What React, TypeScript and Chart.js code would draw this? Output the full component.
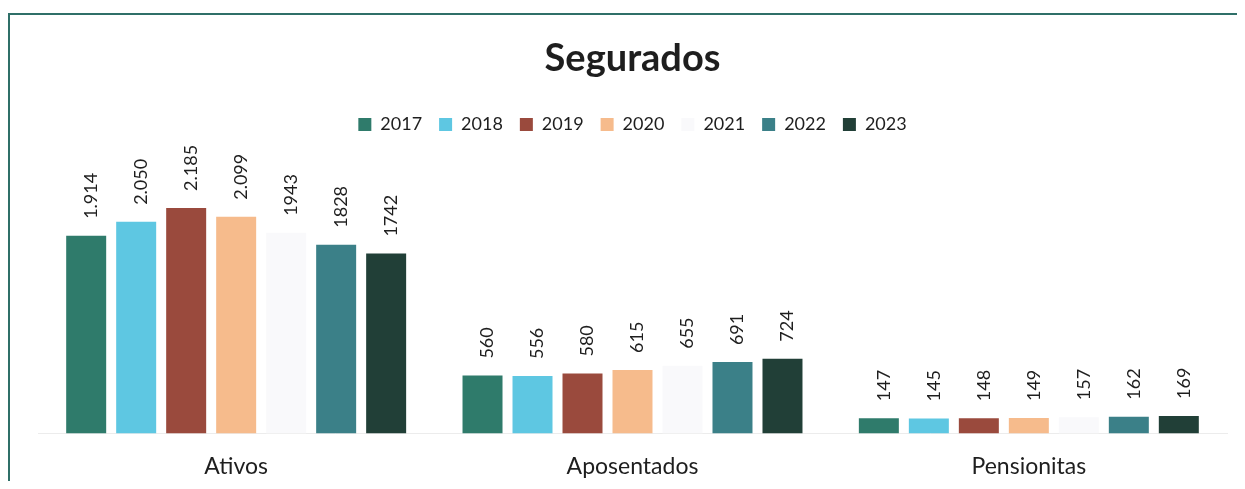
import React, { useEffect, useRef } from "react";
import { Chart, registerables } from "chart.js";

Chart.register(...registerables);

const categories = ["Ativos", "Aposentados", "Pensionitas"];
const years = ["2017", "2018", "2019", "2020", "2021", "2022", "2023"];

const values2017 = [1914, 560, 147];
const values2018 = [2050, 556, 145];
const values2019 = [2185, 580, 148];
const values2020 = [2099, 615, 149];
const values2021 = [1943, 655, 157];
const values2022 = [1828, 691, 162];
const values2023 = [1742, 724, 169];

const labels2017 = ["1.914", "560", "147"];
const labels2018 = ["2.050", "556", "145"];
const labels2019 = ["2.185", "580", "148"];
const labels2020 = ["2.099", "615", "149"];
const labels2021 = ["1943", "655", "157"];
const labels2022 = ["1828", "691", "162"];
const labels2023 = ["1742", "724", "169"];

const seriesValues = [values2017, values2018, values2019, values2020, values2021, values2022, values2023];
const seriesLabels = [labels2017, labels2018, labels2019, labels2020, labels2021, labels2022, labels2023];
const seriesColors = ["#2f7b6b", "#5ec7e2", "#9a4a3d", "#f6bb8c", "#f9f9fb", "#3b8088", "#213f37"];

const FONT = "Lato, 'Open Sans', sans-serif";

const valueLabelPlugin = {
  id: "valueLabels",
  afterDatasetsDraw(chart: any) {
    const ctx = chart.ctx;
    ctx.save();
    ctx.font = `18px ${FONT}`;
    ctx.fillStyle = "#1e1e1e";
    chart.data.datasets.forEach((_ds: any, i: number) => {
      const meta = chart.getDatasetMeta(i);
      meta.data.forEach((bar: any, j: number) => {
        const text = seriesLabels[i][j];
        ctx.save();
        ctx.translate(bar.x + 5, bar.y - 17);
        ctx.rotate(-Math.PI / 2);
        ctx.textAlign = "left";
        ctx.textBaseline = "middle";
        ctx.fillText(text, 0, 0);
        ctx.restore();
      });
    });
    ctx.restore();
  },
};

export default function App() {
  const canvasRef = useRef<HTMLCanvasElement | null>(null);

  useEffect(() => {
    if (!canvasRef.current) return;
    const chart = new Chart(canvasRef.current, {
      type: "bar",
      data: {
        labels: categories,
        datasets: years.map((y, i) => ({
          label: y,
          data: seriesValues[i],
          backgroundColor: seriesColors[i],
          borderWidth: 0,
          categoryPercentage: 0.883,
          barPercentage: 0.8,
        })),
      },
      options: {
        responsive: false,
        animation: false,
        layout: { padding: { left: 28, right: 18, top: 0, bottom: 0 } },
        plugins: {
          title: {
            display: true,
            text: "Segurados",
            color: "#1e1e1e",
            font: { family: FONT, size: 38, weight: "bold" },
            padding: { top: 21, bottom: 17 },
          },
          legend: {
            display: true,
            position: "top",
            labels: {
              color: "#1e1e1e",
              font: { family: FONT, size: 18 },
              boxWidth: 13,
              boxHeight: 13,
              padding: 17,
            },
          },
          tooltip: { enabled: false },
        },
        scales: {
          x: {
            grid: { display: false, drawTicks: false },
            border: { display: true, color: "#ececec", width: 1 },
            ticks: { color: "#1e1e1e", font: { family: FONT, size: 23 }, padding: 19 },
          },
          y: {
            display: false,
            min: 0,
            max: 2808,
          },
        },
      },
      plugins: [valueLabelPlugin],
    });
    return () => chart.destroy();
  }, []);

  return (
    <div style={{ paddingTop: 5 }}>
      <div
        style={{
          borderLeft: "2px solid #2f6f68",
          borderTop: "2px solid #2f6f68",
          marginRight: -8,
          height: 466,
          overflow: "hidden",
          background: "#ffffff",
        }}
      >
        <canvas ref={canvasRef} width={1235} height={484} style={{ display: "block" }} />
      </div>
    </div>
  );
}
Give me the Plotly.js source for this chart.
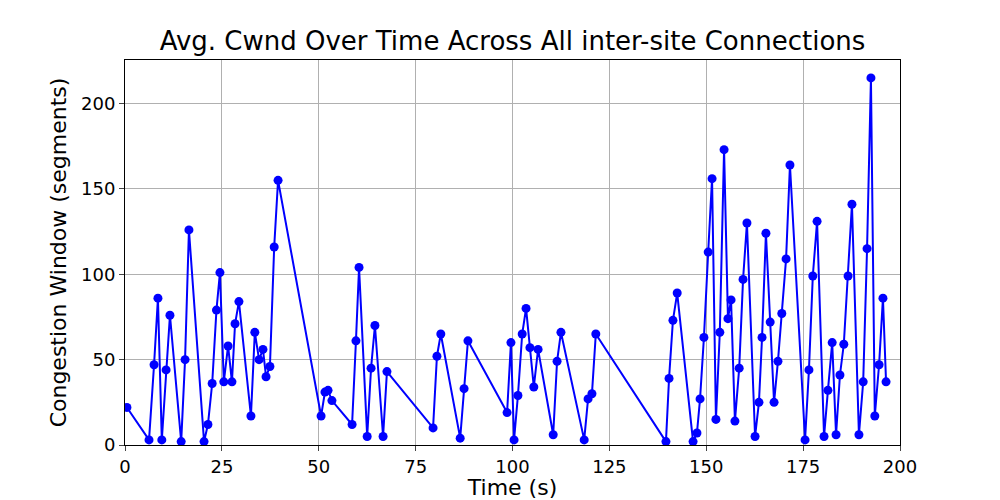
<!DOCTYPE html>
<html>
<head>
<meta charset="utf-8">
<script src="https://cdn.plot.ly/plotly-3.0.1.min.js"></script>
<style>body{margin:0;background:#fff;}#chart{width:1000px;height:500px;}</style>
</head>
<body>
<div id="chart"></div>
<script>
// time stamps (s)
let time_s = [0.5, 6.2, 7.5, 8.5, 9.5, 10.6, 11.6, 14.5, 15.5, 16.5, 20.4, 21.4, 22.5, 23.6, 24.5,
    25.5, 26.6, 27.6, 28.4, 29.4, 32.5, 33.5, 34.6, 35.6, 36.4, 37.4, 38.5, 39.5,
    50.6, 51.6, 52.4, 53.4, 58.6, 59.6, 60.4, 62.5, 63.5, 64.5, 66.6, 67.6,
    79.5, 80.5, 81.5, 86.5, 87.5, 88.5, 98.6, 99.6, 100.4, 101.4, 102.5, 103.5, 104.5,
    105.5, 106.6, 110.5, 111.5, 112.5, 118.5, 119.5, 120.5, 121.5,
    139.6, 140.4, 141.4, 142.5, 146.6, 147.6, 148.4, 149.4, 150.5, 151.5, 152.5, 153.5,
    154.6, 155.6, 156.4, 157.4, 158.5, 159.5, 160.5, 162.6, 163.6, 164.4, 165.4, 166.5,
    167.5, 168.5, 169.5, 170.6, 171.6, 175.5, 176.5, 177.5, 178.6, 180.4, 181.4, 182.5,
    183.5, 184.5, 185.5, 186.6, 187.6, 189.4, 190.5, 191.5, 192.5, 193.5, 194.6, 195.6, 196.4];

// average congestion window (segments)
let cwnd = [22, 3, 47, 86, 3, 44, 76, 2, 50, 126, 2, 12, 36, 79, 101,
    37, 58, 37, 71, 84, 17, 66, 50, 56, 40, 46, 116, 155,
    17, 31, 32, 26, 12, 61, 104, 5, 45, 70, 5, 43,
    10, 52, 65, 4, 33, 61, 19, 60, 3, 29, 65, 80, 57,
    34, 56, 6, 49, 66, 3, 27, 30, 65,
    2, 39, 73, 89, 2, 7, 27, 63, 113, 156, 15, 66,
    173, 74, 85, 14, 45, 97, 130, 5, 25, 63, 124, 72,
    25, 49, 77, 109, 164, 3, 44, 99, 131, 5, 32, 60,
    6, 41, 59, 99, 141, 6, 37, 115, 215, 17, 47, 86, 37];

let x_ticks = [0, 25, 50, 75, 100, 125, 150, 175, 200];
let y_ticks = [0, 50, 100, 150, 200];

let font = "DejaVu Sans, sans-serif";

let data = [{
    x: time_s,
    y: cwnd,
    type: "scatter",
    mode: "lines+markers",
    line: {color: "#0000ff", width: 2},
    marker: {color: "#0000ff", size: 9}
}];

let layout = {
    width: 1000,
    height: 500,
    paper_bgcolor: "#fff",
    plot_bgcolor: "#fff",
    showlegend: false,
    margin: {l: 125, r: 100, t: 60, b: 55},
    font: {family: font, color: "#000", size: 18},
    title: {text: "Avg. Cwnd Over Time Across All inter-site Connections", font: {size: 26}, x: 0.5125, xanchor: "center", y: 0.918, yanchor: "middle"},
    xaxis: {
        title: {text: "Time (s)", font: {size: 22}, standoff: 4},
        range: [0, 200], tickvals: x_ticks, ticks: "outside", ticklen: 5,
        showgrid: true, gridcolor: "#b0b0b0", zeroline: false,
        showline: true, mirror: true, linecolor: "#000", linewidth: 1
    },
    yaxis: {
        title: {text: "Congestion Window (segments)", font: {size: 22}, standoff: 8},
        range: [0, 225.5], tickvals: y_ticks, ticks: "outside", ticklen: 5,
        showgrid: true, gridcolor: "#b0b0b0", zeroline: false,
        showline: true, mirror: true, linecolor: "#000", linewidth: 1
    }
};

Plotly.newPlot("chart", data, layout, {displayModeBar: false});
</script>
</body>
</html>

---------------

-- Goal of the exercise --
List the lines of the entries that include "this".

-- Output of the task --
What React, TypeScript and Chart.js code would draw this? Output the full component.
Give me the Plotly.js source for this chart.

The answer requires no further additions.